Records for processing
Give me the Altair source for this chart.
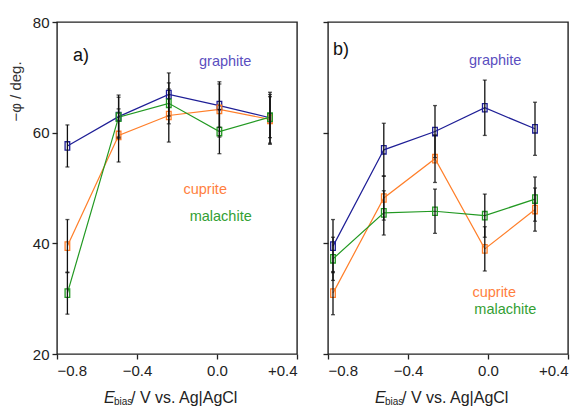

---

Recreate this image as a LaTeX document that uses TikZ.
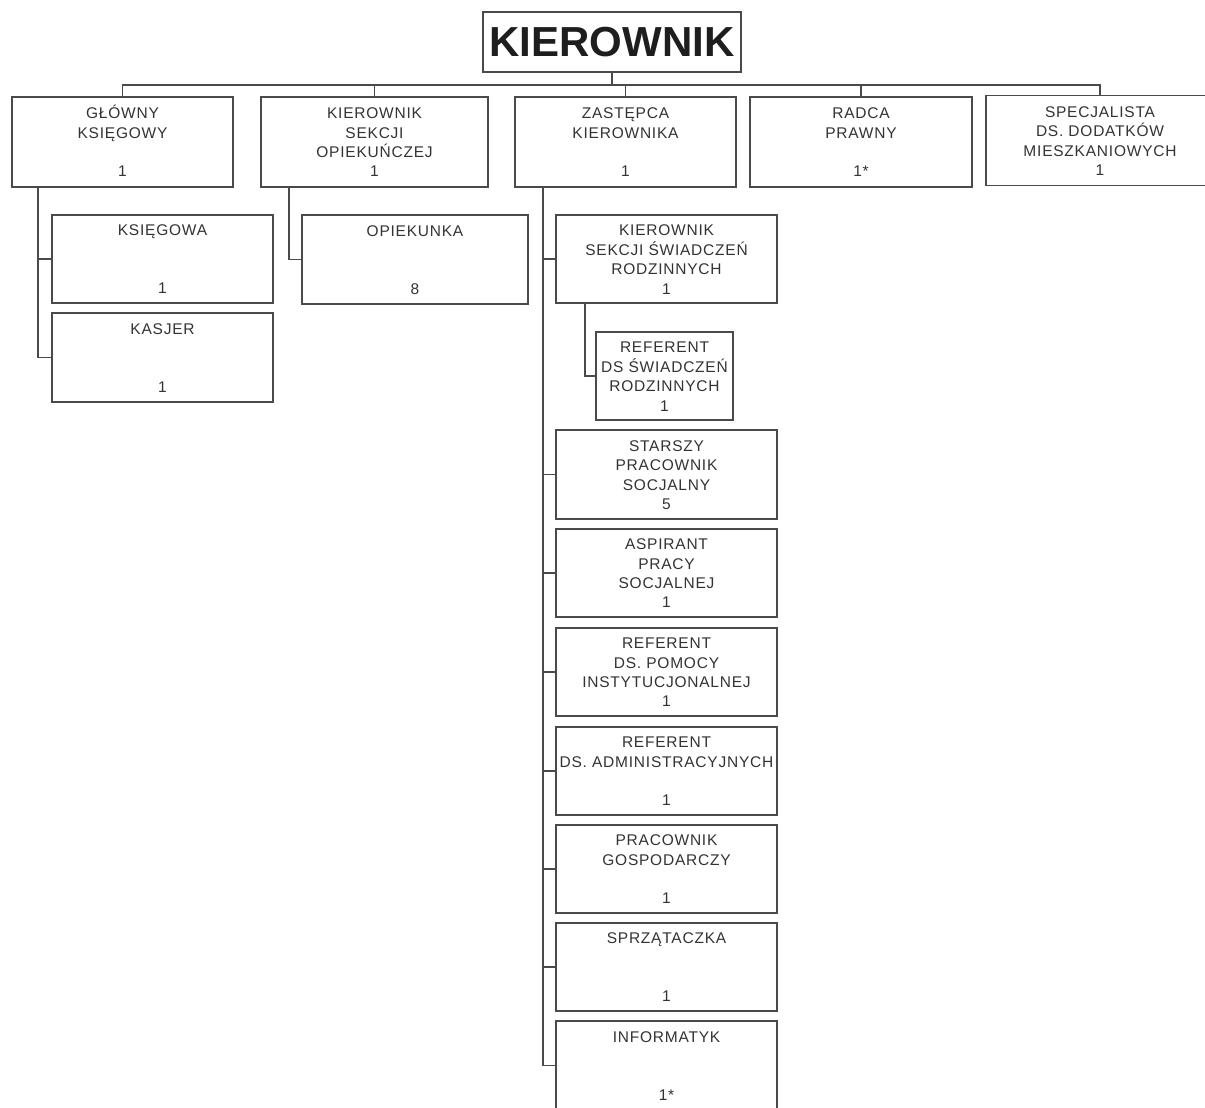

...

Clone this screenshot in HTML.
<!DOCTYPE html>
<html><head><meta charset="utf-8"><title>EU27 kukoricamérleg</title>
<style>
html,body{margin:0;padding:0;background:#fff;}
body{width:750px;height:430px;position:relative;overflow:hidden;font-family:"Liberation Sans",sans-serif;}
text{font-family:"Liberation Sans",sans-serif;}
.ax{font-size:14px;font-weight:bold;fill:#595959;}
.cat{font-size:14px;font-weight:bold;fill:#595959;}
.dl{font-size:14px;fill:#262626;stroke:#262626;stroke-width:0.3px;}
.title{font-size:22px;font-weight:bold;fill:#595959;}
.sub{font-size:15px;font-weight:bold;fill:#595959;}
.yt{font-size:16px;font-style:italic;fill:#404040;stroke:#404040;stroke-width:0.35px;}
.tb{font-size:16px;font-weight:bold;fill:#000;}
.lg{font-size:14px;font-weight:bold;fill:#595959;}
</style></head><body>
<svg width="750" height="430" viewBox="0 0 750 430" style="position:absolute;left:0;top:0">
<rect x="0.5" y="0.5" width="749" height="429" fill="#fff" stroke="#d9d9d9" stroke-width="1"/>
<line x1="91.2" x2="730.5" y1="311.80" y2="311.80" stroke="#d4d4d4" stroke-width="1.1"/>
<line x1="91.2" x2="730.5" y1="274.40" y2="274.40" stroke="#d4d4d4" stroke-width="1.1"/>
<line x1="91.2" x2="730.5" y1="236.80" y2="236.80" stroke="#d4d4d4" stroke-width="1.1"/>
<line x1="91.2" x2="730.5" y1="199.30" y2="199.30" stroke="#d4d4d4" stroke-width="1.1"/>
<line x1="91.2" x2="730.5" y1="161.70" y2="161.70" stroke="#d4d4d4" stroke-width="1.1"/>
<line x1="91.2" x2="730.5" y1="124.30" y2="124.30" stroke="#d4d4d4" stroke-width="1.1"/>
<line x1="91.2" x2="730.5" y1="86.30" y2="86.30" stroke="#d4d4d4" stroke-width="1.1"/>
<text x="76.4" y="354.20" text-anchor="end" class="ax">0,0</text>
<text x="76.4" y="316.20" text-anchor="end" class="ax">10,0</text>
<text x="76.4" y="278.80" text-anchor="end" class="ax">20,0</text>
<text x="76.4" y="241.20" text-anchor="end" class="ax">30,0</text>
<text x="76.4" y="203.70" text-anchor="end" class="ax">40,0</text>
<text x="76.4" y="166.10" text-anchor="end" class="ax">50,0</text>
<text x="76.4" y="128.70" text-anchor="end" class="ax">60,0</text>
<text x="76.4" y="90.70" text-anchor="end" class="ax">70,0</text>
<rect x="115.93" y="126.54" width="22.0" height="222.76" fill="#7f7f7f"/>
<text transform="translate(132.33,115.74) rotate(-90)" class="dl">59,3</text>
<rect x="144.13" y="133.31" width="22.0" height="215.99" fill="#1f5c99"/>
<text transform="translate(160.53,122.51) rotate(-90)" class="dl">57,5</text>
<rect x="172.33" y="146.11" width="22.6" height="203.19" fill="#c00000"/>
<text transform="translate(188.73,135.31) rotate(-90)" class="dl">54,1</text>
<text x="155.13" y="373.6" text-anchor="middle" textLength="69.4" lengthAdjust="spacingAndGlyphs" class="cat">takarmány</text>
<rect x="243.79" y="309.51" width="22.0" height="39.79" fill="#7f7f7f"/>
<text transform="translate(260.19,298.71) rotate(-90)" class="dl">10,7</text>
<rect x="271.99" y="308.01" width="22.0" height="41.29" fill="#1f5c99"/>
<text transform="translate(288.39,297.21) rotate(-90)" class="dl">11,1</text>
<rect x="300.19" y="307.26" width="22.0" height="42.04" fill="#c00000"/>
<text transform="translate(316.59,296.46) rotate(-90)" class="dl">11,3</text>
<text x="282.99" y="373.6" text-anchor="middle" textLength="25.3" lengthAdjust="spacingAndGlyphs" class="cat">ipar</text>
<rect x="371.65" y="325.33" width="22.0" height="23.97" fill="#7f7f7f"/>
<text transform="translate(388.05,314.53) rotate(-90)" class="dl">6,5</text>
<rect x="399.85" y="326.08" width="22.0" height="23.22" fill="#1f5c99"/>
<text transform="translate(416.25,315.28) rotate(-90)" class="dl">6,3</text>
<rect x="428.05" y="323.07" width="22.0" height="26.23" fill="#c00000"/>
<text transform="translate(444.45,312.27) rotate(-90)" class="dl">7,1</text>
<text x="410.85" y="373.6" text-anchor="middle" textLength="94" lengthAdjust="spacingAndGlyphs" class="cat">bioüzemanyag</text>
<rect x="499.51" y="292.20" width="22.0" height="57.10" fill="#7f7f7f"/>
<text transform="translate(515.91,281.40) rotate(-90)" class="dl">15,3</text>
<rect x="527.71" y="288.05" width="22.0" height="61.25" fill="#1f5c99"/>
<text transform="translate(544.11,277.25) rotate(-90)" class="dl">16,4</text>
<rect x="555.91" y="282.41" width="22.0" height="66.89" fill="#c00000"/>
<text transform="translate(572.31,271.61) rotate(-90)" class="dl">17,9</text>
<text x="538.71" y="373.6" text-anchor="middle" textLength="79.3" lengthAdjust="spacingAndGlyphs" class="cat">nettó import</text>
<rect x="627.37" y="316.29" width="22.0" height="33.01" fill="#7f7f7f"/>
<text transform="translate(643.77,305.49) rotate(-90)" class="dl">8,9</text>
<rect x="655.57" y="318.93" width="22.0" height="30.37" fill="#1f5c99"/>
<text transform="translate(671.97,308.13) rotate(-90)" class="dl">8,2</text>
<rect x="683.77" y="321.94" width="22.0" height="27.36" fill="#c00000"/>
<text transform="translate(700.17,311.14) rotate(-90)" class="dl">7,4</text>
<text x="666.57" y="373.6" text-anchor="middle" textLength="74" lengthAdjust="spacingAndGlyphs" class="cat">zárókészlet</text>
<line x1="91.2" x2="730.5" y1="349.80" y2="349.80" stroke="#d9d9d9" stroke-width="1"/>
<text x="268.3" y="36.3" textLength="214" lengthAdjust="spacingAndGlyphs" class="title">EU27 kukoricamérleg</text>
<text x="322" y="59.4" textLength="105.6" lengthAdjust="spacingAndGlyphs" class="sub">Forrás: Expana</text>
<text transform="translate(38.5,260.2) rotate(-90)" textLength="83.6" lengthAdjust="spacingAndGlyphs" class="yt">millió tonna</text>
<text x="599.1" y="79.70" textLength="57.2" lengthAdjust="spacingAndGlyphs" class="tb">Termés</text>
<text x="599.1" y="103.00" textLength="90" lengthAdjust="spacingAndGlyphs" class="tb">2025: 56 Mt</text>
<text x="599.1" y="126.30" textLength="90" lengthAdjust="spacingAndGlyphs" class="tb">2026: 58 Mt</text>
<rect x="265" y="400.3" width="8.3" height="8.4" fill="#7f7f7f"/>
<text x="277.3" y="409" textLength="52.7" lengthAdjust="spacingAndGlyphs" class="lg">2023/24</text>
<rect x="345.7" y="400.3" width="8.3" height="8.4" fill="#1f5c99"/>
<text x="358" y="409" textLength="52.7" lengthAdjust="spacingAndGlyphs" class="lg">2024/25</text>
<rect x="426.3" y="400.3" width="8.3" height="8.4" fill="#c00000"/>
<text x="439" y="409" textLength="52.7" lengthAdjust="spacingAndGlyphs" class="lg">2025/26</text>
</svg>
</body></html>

Goal
Using the records above, say how many lines include the string "this". Only the number is wanted.

Solution
3